The court heard how Stenson was voluntarily working with health provider Turning Point and a group called Lifeline to tackle her alcohol use and depression.
In addition to the driving ban, Stenson was given a 12-month community order with a 30-day activity programme requirement.
She was also ordered to pay £85 in costs and a £60 victim surcharge.
Road safety campaigners said it was fortunate that no-one had been injured when Stenson had crashed.
Ellen Booth, senior campaigns officer with Huddersfield-based Brake, the road safety charity, said: “Driving after drinking even small amounts of alcohol dramatically increases your risk of crashing, so driving at five times above the limit is incredibly dangerous. It is extremely lucky that no one was hurt in this case, which could very easily have resulted in devastating tragedy.”
The court case coincided with a fresh Government road safety campaign against drink driving which highlights the cost of a drink-driving offence.
It has been calculated that the personal financial cost of drink-driving for the first time can be between £20,000 and £50,000.
This reflects the fines, legal costs, rise in insurance premiums and possible job losses faced by offenders.

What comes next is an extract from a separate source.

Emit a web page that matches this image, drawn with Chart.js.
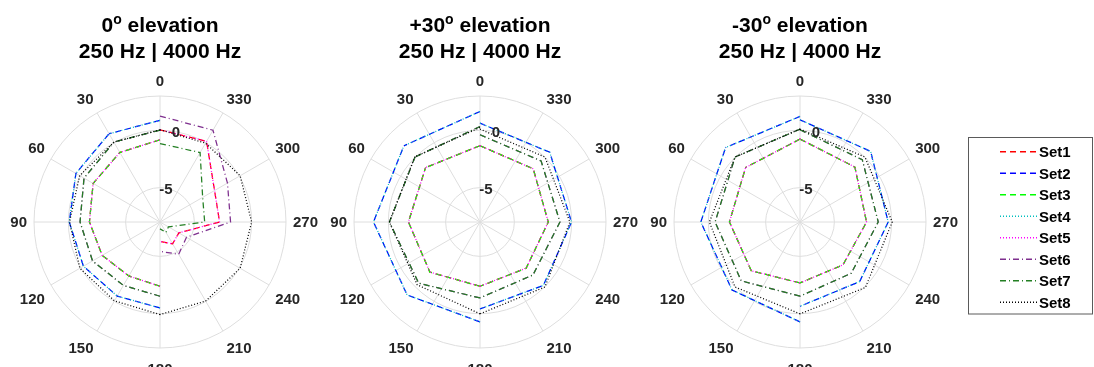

To emphasise the point, Road Safety Minister Stephen Hammond showed off a “£50,000 pint” - a pint of beer in a protective glass case surrounded by security guards.
The costly pint, the one that could take a driver over the legal alcohol limit, forms part of the Government’s latest £1.68 million THINK! campaign, which includes TV and radio adverts warning of the dangers of drink-driving.
Mr Hammond said: “It might only look like a humble pint of beer, but it could end up costing much more than a few quid. In fact, it comes with an eye-watering hidden cost if it pushes you over the limit.
“Most people know not to drink and drive but a small number still do, which is why we are highlighting the consequences of a drink-drive conviction.
“If you are caught driving over the limit, you will face a heavy court fine and lose your licence. You could even go to prison.”